Recorded information ▸
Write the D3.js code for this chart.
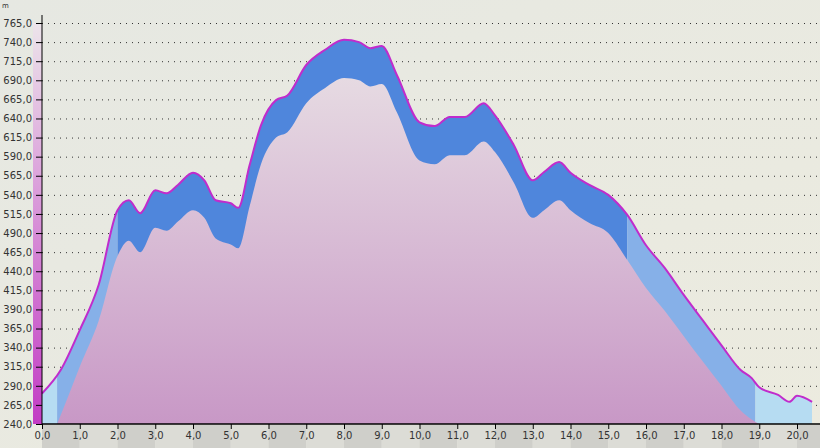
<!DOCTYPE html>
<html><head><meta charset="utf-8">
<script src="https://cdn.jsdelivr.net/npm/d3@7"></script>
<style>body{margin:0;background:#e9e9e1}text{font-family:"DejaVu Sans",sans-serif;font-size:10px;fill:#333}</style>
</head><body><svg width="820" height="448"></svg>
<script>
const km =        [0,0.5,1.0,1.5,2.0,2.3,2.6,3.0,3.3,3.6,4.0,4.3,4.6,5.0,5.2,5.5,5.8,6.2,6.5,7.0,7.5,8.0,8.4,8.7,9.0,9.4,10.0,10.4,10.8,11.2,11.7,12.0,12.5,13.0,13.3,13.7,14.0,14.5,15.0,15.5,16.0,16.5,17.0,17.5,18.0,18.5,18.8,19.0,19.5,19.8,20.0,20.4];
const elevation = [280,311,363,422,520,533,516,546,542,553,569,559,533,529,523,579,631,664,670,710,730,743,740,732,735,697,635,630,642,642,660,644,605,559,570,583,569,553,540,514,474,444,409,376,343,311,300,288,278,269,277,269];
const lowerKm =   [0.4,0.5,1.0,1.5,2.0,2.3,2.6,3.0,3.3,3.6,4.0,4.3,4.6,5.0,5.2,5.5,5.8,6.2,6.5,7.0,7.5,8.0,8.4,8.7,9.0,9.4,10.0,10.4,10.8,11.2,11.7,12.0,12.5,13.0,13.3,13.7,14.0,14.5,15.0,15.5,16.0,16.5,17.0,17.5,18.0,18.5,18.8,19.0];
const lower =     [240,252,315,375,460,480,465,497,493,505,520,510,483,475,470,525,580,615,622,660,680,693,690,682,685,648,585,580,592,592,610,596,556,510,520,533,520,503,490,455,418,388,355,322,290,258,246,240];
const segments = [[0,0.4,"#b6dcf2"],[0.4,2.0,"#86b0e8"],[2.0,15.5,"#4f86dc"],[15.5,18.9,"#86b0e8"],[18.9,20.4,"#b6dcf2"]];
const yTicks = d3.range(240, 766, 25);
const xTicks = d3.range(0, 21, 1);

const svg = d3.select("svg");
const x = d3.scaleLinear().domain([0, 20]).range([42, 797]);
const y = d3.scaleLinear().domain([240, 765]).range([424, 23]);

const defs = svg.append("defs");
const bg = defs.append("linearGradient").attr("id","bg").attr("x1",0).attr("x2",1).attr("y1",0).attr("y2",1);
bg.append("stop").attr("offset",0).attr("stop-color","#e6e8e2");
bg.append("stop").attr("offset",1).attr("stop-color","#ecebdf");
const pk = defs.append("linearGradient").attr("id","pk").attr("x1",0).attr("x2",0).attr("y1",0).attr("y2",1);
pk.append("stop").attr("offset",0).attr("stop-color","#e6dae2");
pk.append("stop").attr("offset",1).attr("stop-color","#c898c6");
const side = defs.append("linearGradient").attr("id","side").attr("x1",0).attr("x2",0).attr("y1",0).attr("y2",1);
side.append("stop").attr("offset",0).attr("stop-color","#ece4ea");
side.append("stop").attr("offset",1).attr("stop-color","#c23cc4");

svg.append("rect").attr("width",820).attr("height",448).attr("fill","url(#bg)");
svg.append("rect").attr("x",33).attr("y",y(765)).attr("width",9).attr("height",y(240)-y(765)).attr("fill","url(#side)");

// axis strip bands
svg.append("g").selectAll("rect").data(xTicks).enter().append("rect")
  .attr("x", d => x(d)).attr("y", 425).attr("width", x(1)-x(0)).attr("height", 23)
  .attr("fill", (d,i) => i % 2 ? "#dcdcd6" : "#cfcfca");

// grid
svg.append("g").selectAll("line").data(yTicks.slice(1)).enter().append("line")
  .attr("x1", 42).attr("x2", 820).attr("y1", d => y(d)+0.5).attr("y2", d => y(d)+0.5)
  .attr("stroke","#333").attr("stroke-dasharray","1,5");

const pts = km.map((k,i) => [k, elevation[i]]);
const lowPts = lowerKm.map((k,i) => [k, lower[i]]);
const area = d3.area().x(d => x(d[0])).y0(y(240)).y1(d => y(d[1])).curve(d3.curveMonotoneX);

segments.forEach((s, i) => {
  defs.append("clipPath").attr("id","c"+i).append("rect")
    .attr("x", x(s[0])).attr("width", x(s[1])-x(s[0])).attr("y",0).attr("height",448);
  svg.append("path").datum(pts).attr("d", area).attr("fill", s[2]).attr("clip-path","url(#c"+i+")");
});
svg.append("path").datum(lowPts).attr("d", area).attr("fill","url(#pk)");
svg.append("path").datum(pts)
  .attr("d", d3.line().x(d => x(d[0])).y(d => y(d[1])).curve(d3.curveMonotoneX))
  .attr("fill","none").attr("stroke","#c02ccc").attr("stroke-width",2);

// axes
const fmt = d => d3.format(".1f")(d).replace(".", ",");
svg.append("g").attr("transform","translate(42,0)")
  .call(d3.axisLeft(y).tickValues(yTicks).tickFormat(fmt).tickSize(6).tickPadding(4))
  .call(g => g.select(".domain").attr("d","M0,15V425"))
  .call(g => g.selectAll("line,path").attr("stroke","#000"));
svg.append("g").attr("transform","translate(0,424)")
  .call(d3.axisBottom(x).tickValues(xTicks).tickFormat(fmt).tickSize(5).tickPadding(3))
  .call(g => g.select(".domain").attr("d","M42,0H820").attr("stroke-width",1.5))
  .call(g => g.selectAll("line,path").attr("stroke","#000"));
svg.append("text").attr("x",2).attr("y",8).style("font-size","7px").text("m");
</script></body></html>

---

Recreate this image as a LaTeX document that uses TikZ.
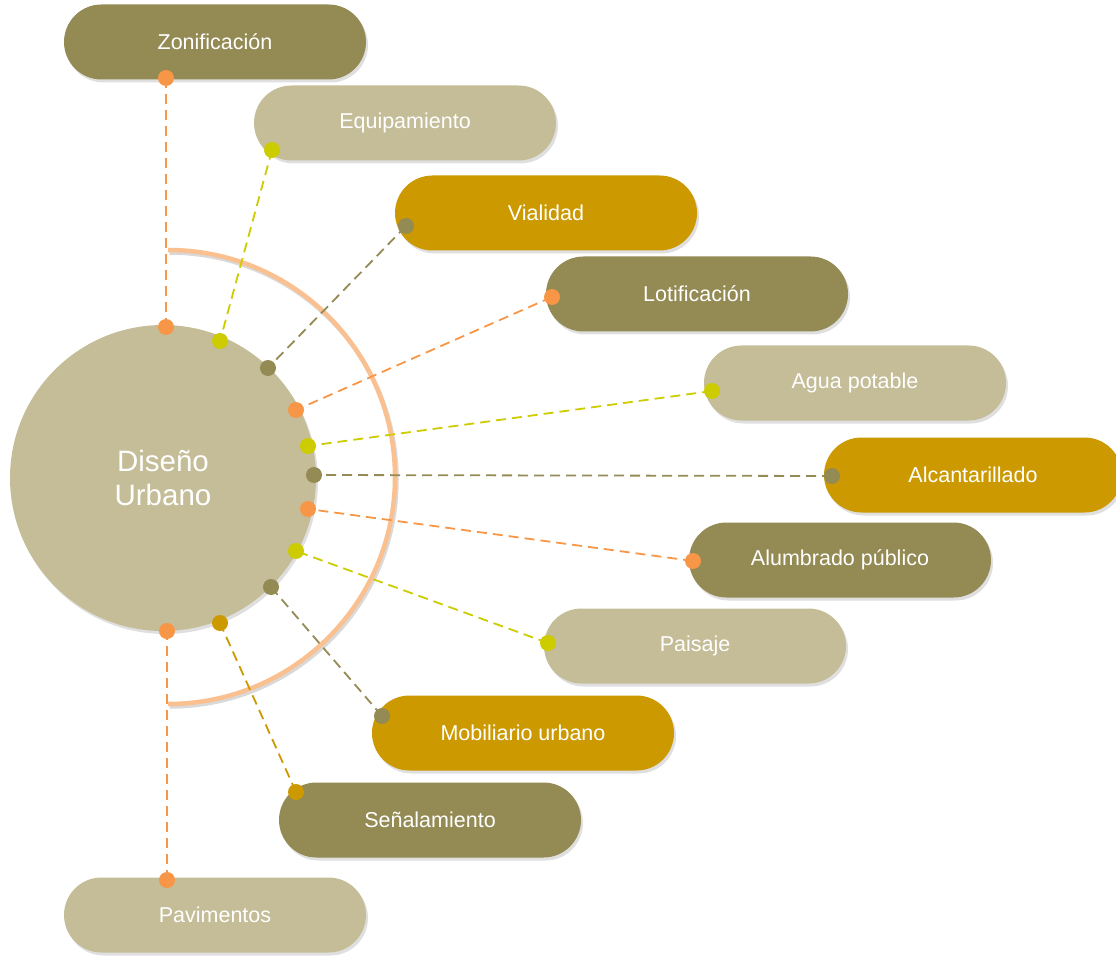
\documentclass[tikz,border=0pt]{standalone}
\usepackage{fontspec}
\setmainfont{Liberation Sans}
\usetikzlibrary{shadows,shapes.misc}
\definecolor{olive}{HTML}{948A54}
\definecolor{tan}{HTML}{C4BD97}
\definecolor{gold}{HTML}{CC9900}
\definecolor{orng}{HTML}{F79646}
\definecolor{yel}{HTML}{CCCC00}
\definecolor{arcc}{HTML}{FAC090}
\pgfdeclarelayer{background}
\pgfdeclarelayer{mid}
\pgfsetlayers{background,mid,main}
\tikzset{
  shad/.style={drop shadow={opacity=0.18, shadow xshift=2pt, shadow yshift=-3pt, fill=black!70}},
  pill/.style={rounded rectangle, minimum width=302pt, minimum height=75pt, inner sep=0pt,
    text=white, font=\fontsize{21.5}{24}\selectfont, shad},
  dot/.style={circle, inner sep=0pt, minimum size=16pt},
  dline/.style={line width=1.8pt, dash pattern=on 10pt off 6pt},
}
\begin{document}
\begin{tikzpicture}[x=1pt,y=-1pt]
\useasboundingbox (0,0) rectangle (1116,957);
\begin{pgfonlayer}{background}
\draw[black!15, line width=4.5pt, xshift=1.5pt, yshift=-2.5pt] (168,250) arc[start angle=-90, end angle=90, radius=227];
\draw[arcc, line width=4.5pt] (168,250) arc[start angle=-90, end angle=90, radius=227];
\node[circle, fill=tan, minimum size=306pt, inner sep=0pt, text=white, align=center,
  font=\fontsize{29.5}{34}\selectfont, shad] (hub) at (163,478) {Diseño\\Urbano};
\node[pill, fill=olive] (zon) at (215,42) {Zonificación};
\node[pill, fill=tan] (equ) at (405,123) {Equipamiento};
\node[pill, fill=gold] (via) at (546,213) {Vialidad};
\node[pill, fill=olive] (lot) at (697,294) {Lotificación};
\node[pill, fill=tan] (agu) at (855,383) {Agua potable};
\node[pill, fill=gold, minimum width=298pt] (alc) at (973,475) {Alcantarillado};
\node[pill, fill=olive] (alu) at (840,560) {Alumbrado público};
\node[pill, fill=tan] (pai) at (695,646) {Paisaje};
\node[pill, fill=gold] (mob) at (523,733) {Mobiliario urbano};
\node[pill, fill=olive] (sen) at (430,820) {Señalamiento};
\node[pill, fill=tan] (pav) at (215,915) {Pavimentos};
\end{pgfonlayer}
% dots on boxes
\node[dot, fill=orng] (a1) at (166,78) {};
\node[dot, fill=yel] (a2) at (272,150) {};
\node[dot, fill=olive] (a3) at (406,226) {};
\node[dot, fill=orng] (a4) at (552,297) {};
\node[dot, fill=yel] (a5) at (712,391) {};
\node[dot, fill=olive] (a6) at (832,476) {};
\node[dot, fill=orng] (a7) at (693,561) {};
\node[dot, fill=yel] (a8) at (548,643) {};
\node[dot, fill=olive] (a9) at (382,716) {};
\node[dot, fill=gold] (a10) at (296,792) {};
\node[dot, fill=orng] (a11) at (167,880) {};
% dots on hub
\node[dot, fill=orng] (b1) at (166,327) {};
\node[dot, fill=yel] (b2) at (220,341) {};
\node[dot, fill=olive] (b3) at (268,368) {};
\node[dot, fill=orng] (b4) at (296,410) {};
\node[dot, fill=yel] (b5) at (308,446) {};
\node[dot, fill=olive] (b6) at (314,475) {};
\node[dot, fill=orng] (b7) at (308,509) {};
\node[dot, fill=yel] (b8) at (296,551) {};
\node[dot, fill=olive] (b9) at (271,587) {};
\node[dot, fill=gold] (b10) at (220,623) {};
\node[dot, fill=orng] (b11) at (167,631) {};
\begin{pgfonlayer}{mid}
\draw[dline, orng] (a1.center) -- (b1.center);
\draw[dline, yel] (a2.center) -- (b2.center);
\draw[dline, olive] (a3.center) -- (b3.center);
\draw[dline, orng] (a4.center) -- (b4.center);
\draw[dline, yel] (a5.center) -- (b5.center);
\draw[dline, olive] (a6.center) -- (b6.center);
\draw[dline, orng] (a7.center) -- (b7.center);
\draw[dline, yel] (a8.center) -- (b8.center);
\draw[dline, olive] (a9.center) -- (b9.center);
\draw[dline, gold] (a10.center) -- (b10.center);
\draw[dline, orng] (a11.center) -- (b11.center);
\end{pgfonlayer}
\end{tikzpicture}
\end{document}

* * *

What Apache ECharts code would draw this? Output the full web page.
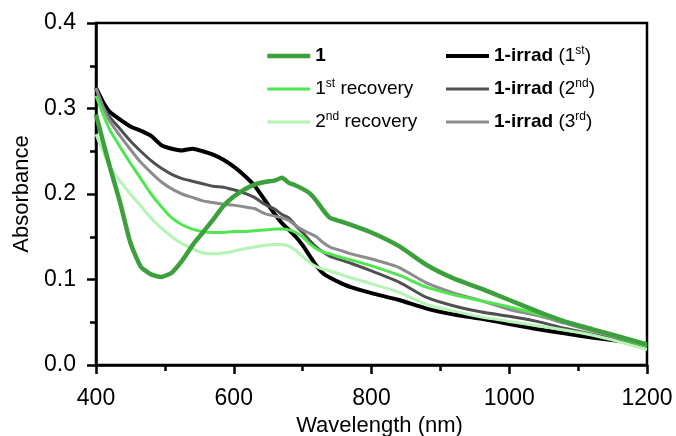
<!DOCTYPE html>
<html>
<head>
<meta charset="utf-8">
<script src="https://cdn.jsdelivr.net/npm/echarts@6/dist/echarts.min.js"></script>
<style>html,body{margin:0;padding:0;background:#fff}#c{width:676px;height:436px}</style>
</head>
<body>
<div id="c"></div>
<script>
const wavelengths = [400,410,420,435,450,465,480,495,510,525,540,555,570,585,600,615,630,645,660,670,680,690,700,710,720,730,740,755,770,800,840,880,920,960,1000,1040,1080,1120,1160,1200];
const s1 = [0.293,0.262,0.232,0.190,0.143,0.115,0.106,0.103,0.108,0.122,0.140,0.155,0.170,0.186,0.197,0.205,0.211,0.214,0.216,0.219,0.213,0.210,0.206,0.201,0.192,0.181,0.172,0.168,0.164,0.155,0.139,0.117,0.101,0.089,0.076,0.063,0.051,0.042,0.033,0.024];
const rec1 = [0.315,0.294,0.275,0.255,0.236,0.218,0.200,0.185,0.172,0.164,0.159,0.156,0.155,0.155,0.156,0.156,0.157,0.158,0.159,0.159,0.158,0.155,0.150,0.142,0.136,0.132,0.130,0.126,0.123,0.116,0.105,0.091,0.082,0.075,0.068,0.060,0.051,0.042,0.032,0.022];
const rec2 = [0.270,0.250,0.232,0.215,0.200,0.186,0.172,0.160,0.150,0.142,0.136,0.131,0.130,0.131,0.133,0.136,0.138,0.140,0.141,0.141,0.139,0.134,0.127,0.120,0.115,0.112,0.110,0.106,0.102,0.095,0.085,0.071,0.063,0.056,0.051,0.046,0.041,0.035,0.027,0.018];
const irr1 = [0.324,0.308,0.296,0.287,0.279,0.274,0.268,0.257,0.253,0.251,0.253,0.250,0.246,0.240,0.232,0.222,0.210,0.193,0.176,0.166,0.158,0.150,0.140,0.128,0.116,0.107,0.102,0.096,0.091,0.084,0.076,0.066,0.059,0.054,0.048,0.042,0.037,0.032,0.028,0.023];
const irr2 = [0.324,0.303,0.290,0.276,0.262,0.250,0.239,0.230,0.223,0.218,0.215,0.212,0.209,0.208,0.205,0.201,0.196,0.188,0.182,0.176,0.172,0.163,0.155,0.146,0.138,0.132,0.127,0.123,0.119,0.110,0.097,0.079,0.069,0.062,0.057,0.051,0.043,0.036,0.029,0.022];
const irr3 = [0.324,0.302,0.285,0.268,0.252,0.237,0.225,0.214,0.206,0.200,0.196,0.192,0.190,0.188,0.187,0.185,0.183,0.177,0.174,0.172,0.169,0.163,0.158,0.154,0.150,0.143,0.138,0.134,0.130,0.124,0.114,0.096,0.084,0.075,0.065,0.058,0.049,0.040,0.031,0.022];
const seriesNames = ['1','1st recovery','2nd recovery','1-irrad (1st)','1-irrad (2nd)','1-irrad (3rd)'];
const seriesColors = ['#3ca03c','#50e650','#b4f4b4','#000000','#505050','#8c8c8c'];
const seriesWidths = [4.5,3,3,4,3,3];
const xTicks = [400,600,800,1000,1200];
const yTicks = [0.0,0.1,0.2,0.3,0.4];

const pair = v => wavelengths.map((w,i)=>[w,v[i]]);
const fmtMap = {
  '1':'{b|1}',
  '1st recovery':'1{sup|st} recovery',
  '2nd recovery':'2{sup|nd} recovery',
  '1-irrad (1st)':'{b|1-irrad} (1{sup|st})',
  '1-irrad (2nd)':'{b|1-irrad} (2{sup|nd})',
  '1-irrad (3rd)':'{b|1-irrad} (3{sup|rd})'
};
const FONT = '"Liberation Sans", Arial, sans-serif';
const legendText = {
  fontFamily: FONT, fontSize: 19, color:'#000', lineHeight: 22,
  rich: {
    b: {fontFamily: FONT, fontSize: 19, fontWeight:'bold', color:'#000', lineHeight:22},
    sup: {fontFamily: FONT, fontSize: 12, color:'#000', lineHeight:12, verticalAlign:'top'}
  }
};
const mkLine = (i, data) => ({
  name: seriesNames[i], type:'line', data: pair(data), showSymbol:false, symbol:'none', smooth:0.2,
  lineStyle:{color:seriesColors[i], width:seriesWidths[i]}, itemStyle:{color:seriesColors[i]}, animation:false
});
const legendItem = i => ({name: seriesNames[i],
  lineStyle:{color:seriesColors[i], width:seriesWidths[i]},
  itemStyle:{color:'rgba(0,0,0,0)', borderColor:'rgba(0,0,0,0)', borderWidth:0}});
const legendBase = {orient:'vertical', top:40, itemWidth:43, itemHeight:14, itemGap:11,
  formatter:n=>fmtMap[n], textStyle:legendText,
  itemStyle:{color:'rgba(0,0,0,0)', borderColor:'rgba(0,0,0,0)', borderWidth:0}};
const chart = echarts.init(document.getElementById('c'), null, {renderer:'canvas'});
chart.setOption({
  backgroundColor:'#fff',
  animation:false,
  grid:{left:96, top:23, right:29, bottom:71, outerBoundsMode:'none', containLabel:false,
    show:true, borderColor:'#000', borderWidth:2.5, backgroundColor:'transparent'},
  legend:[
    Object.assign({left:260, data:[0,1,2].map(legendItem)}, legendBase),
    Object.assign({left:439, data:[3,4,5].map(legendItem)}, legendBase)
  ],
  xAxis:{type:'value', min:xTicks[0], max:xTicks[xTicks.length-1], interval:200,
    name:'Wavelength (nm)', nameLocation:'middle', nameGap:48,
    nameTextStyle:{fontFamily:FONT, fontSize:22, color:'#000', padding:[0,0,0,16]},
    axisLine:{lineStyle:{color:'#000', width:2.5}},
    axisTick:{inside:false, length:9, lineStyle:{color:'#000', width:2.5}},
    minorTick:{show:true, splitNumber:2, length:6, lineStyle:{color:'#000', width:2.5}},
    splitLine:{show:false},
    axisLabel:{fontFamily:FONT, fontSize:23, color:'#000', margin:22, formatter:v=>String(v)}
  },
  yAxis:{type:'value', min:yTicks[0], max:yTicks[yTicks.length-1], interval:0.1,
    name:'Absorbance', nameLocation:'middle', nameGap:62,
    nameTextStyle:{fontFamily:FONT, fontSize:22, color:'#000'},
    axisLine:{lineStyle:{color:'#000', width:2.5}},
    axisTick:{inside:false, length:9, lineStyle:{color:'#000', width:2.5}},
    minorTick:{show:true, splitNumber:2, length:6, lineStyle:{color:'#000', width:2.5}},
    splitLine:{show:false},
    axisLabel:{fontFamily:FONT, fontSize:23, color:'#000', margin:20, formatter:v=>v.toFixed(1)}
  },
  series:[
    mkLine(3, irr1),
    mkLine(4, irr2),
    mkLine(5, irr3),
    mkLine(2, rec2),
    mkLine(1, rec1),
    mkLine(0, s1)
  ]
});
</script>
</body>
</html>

Task to complete ▸
Select and copy every line of the material that holds the string "code".

Task response ▸
Write the D3.js code for this chart.
What Apache ECharts code would draw this? Output the full web page.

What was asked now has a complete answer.